TO DO = Will you output the lines between the ones holding "Give me the SVG source for this diagram." and "The picture is", inclusive, exactly as they stand, and only those lines, with the pictures left out?

EXTRACTED DATA =
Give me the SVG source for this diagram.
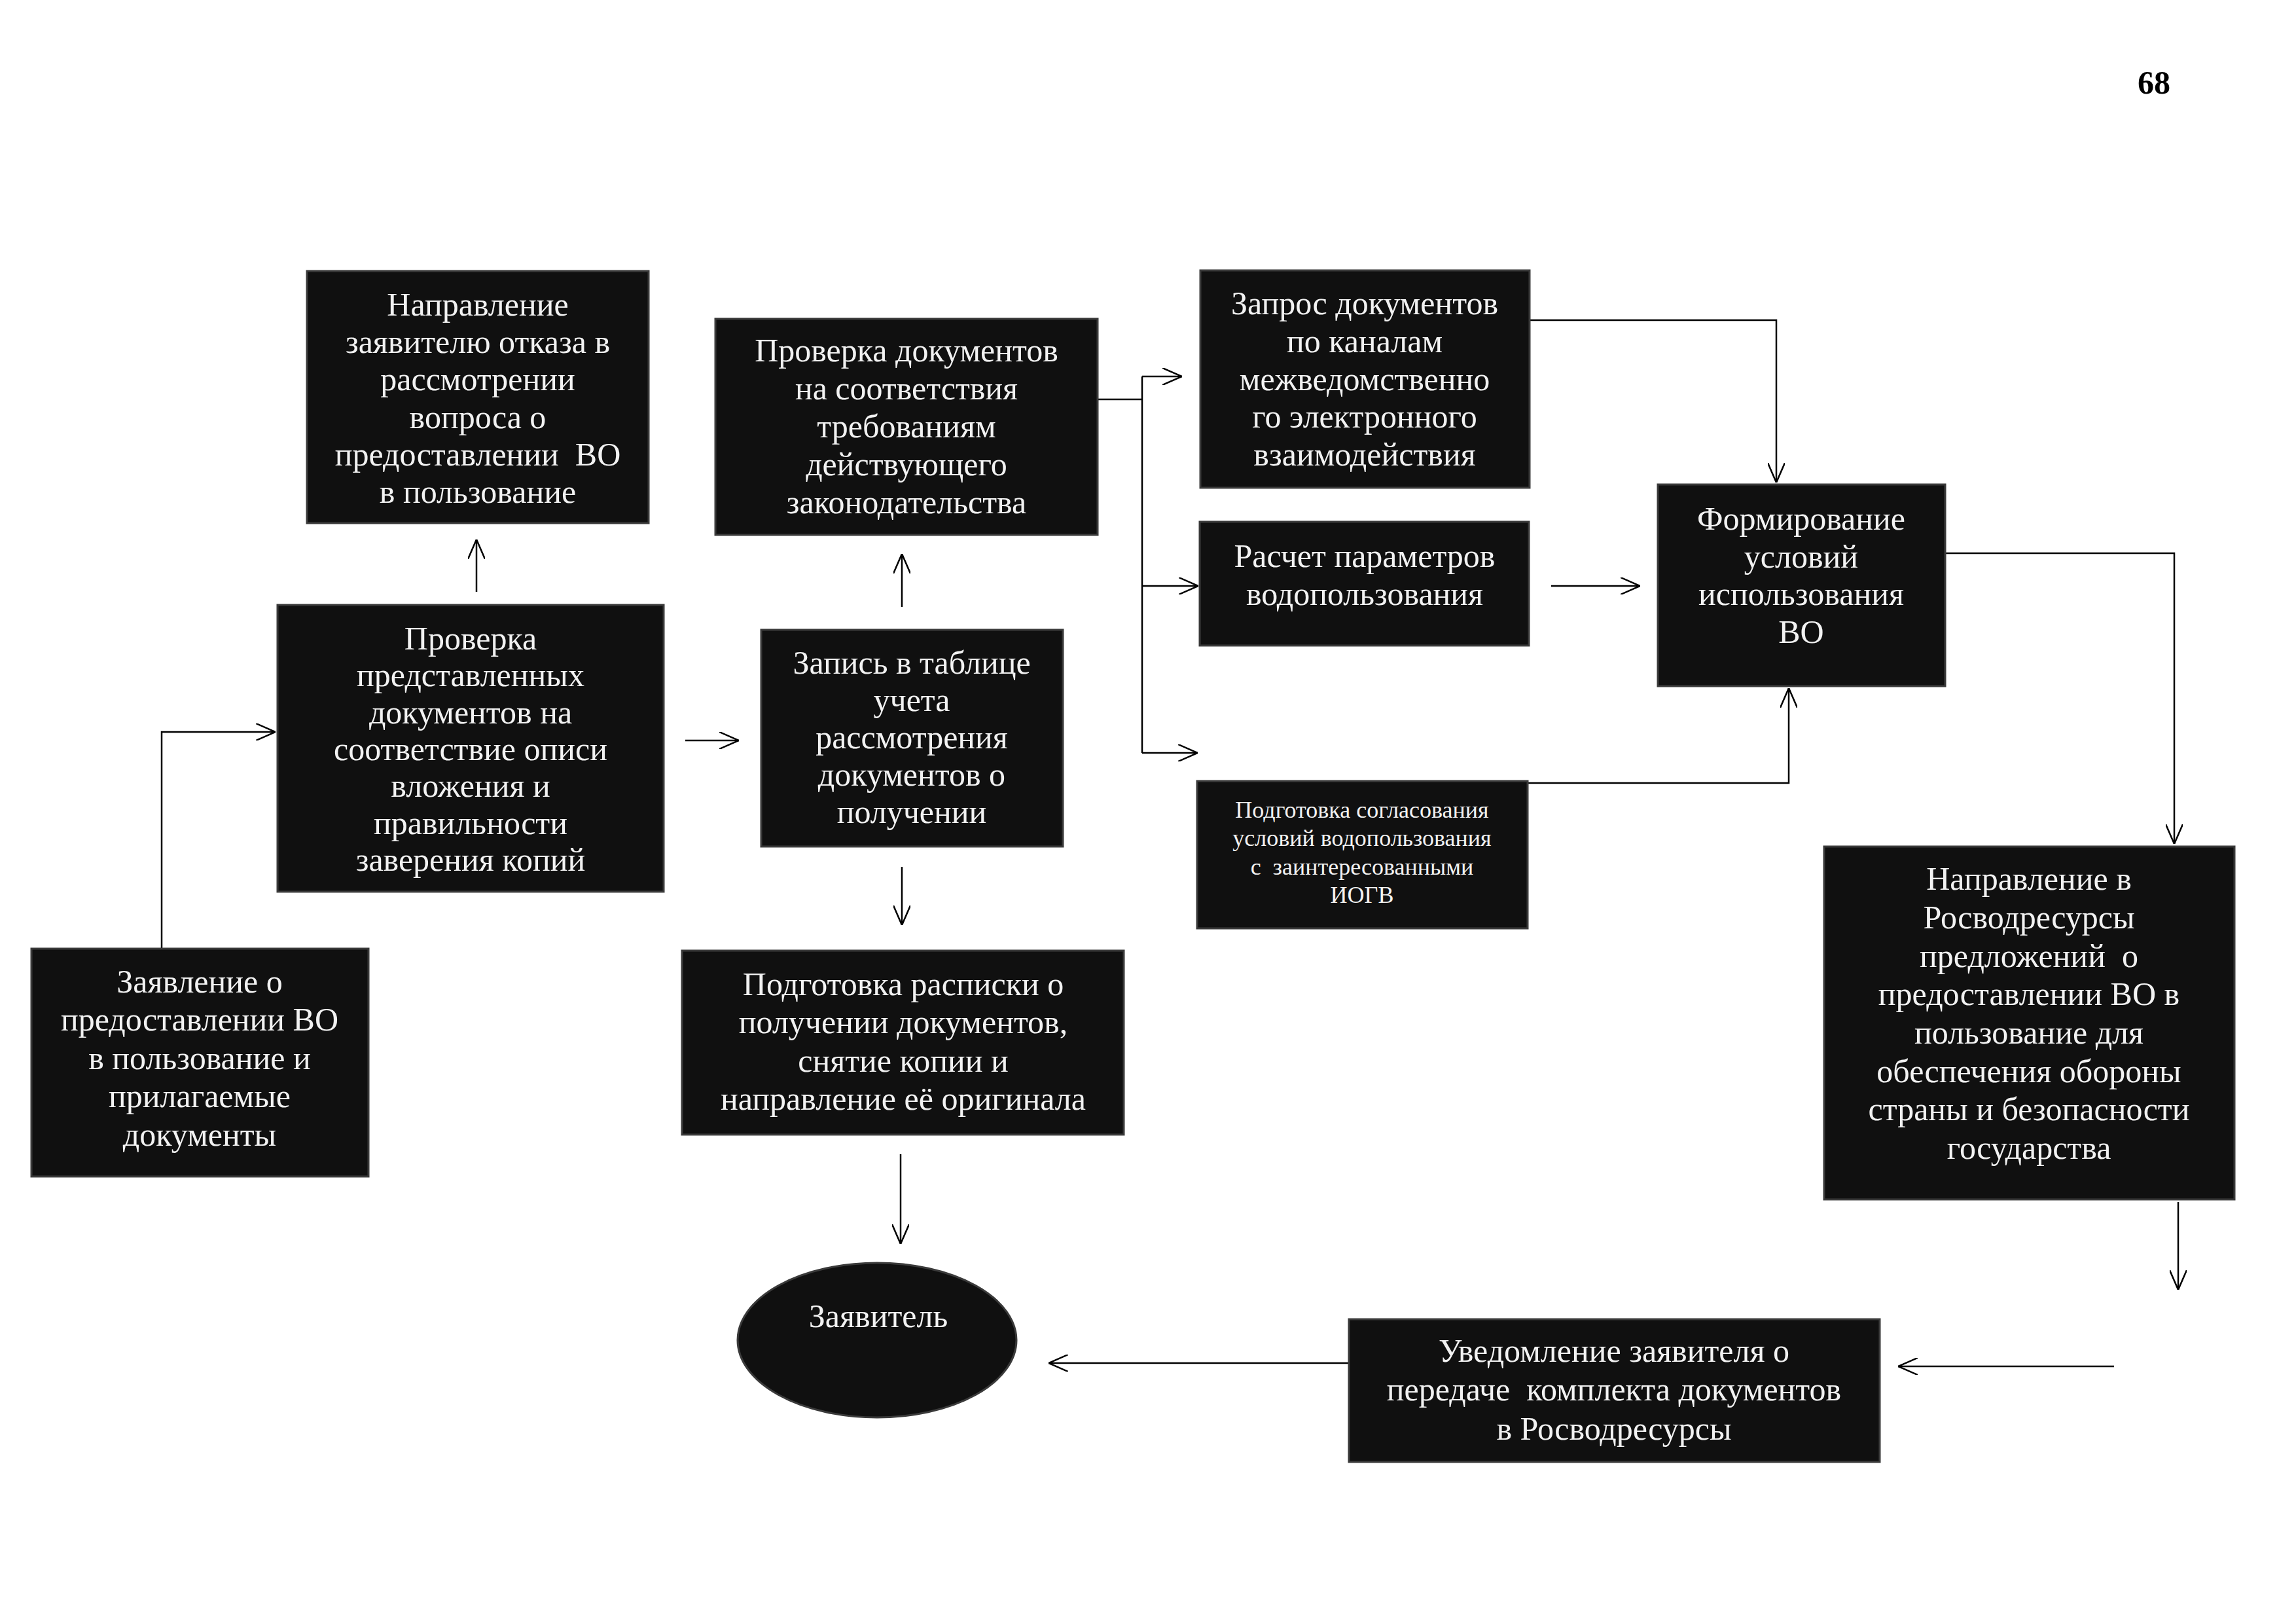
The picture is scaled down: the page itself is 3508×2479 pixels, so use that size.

---

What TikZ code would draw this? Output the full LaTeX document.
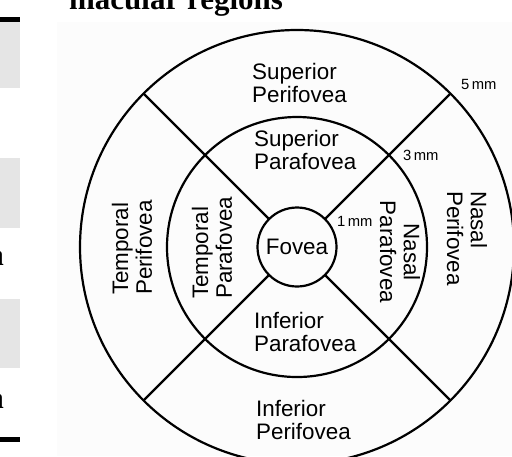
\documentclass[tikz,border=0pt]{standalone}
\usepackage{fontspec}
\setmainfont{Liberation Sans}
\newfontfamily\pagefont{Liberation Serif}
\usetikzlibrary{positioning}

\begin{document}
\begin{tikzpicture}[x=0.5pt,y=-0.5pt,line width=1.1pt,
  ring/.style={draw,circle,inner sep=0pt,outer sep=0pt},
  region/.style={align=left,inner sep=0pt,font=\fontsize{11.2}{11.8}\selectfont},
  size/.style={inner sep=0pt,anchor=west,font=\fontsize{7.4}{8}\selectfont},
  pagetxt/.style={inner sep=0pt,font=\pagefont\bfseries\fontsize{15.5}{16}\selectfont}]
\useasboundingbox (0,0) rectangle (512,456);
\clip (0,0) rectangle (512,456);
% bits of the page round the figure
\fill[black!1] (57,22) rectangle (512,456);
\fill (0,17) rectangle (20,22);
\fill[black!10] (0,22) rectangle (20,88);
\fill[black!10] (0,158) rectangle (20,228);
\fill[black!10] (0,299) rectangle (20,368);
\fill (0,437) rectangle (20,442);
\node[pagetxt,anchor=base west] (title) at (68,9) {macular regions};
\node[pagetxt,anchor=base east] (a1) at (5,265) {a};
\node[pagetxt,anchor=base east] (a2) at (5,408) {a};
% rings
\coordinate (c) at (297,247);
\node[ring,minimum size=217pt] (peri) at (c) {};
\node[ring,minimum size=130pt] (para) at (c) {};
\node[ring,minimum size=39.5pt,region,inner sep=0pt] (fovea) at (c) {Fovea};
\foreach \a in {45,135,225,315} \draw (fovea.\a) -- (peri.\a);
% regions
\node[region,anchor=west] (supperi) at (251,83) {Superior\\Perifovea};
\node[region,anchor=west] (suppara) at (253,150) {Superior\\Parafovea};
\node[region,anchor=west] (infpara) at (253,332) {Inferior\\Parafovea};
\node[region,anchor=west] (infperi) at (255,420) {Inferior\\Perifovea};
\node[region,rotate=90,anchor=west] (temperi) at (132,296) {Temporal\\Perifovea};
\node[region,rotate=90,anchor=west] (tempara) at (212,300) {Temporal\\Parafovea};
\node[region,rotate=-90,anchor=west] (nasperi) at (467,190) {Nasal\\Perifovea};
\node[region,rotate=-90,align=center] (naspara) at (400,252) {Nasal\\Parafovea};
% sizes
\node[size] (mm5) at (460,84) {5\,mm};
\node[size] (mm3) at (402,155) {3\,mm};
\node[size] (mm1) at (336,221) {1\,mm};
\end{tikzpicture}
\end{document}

ANSWER TO THE EXERCISE =
Give me the SVG source for this diagram.
The picture is scaled down: the page itself is 3508×2479 pixels, so use that size.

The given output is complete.